The extent that kids are immersed in these technologies has clear ramification for how they (and probably the rest of us) will be communicating in the future.
When the Pew researchers segmented their respondents further by gender and age, some interesting patterns emerged.
30% of girls are “mobile-only” Internet users compared to 20% of boys. In fact girls rated higher for every measure of technological adoption measured by the study. More cell phones, more computers, more tablets, more mobile only Internet. The difference between genders in social media seems to be consistent in Gen Z as well.
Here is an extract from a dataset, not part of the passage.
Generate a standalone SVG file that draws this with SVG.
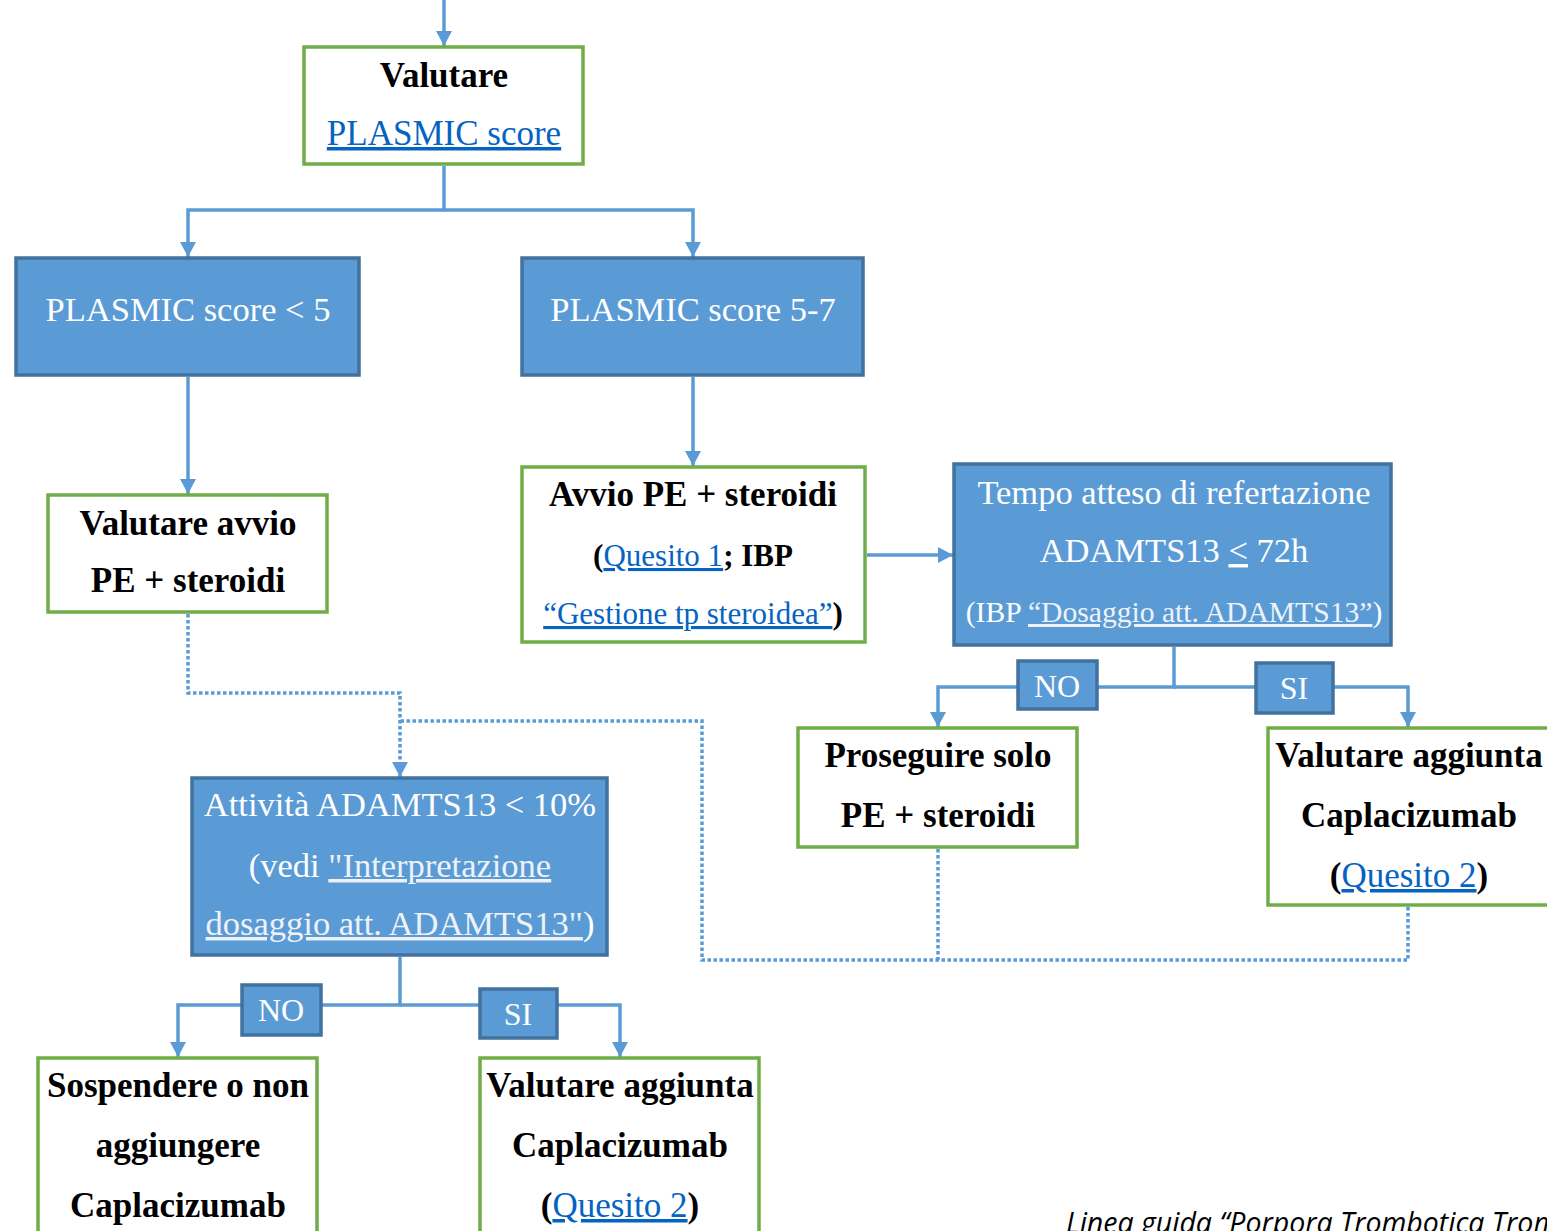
<svg xmlns="http://www.w3.org/2000/svg" width="1547" height="1231" viewBox="0 0 1547 1231">
<style>
.g{fill:#fff;stroke:#70AD47;stroke-width:3.5}
.b{fill:#5B9BD5;stroke:#41719C;stroke-width:3.5}
.tk{font-family:"Liberation Serif","Times New Roman",serif;font-size:35px;font-weight:bold;fill:#000;text-anchor:middle}
.tw{font-family:"Liberation Serif","Times New Roman",serif;font-size:34.5px;fill:#fff;text-anchor:middle}
.tl{font-family:"Liberation Serif","Times New Roman",serif;font-size:32px;fill:#fff;text-anchor:middle}
.lk{fill:#0563C1;font-weight:normal;text-decoration:underline}
.lw{text-decoration:underline;fill:#EEF2F8}
.c{fill:none;stroke:#5B9BD5;stroke-width:3.5}
.d{fill:none;stroke:#5B9BD5;stroke-width:3.5;stroke-dasharray:3.5 2.5}
.ft{font-family:"Open Sans","Liberation Sans",sans-serif;font-size:28.5px;font-style:italic;fill:#000}
</style>
<defs>
<marker id="ah" markerUnits="userSpaceOnUse" markerWidth="16" markerHeight="16" refX="15" refY="8" orient="auto">
<path d="M0,0 L15,8 L0,16 z" fill="#5B9BD5"/>
</marker>
</defs>
<g id="connectors">
<path class="c" d="M444,0 V46" marker-end="url(#ah)"/>
<path class="c" d="M444,166 V210 H188 V257" marker-end="url(#ah)"/>
<path class="c" d="M444,210 H693 V257" marker-end="url(#ah)"/>
<path class="c" d="M188,377 V494" marker-end="url(#ah)"/>
<path class="c" d="M693,377 V466" marker-end="url(#ah)"/>
<path class="c" d="M867,555 H953" marker-end="url(#ah)"/>
<path class="c" d="M1174,647 V687 H938 V727" marker-end="url(#ah)"/>
<path class="c" d="M1174,687 H1408 V727" marker-end="url(#ah)"/>
<path class="c" d="M400,957 V1005 H178 V1057" marker-end="url(#ah)"/>
<path class="c" d="M400,1005 H620 V1057" marker-end="url(#ah)"/>
<path class="d" d="M188,614 V693 H400 V777" marker-end="url(#ah)"/>
<path class="d" d="M1408,907 V960 H702 V721 H400"/>
<path class="d" d="M938,849 V960"/>
</g>
<g id="n-valutare">
<rect class="g" x="304" y="47" width="279" height="117"/>
<text class="tk" x="444" y="87">Valutare</text>
<text class="tk" x="444" y="145"><tspan class="lk">PLASMIC score</tspan></text>
</g>
<g id="n-lt5">
<rect class="b" x="16" y="258" width="343" height="117"/>
<text class="tw" x="188" y="321">PLASMIC score &lt; 5</text>
</g>
<g id="n-57">
<rect class="b" x="522" y="258" width="341" height="117"/>
<text class="tw" x="693" y="321">PLASMIC score 5-7</text>
</g>
<g id="n-valavvio">
<rect class="g" x="48" y="495" width="279" height="117"/>
<text class="tk" x="188" y="535">Valutare avvio</text>
<text class="tk" x="188" y="592">PE + steroidi</text>
</g>
<g id="n-avvio">
<rect class="g" x="522" y="467" width="343" height="175"/>
<text class="tk" x="693" y="506">Avvio PE + steroidi</text>
<text class="tk" x="693" y="566" style="font-size:31px">(<tspan class="lk">Quesito 1</tspan>; IBP</text>
<text class="tk" x="693" y="624" style="font-size:31px"><tspan class="lk">“Gestione tp steroidea”</tspan>)</text>
</g>
<g id="n-tempo">
<rect class="b" x="954" y="464" width="437" height="181"/>
<text class="tw" x="1174" y="504">Tempo atteso di refertazione</text>
<text class="tw" x="1174" y="562">ADAMTS13 <tspan text-decoration="underline">&lt;</tspan> 72h</text>
<text class="tl" x="1174" y="622" style="font-size:29.6px">(IBP <tspan class="lw">“Dosaggio att. ADAMTS13”</tspan>)</text>
</g>
<g id="l-no1">
<rect class="b" x="1018" y="661" width="79" height="48"/>
<text class="tl" x="1057" y="697">NO</text>
</g>
<g id="l-si1">
<rect class="b" x="1256" y="663" width="77" height="50"/>
<text class="tl" x="1294" y="699">SI</text>
</g>
<g id="n-proseguire">
<rect class="g" x="798" y="728" width="279" height="119"/>
<text class="tk" x="938" y="767">Proseguire solo</text>
<text class="tk" x="938" y="827">PE + steroidi</text>
</g>
<g id="n-aggiunta1">
<rect class="g" x="1268" y="728" width="285" height="177"/>
<text class="tk" x="1409" y="767">Valutare aggiunta</text>
<text class="tk" x="1409" y="827">Caplacizumab</text>
<text class="tk" x="1409" y="887">(<tspan class="lk">Quesito 2</tspan>)</text>
</g>
<g id="n-attivita">
<rect class="b" x="192" y="778" width="415" height="177"/>
<text class="tw" x="400" y="816">Attività ADAMTS13 &lt; 10%</text>
<text class="tw" x="400" y="877">(vedi <tspan class="lw">"Interpretazione</tspan></text>
<text class="tw" x="400" y="935"><tspan class="lw">dosaggio att. ADAMTS13"</tspan>)</text>
</g>
<g id="l-no2">
<rect class="b" x="242" y="985" width="79" height="50"/>
<text class="tl" x="281" y="1021">NO</text>
</g>
<g id="l-si2">
<rect class="b" x="480" y="989" width="77" height="49"/>
<text class="tl" x="518" y="1025">SI</text>
</g>
<g id="n-sospendere">
<rect class="g" x="38" y="1058" width="279" height="180"/>
<text class="tk" x="178" y="1097">Sospendere o non</text>
<text class="tk" x="178" y="1157">aggiungere</text>
<text class="tk" x="178" y="1217">Caplacizumab</text>
</g>
<g id="n-aggiunta2">
<rect class="g" x="480" y="1058" width="279" height="180"/>
<text class="tk" x="620" y="1097">Valutare aggiunta</text>
<text class="tk" x="620" y="1157">Caplacizumab</text>
<text class="tk" x="620" y="1217">(<tspan class="lk">Quesito 2</tspan>)</text>
</g>
<text class="ft" x="1066" y="1233">Linea guida “Porpora Trombotica Trom</text>
</svg>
In the age sub-groups, as expected the teenagers (14-17 years old) had a much higher rate of adoption that the tweens (12-13 years old). This seems to indicate a false positive of sorts. Technological adoption is probably higher than Pew reports simply because they are measuring before and after the tipping point where parents mobile enable their kids. It stands to reason that the tween segment will adopt at the rate of the teenagers or higher in a couple of years.
What does this mean?
The mobile enabled teenager at first glance seems to reinforce what Kathy Savitt says about Gen Z: they are the most disruptive generation ever. But there are some disruptive aspects of their technology adoption that I find fascinating for the future.
First off: what is the future for texting and email? 60% of teenage phones aren’t smartphones, which means that the primary means of communication (besides calling) is texting. Email marketing has been shown to be more effective than social media because email has more consistent reach. Now you have a generation of people growing up with text messages serving the same purpose of email for older generations. (Pew reported last year that the average teenager sends 1800 text messages a month). Will teenagers continue to text when they graduate to adulthood? I think that’s entirely plausible and would disrupt quite a few of the marketing and business communications conventions that we commonly see.
Secondly: what is the future of apps versus mobile-enabled sites? There have been many studies showing that people prefer apps to mobile enabled sites (including this one last year from Purdue), but there’s also conflicting information about how many apps each person uses on their smartphone (I don’t use many consistently, probably less than 5% that I’ve downloaded or bought). Clearly there’s a trend towards smartphones within Gen Z, with a significant portion of those users mobile-only. How will they consume and how will they be reached?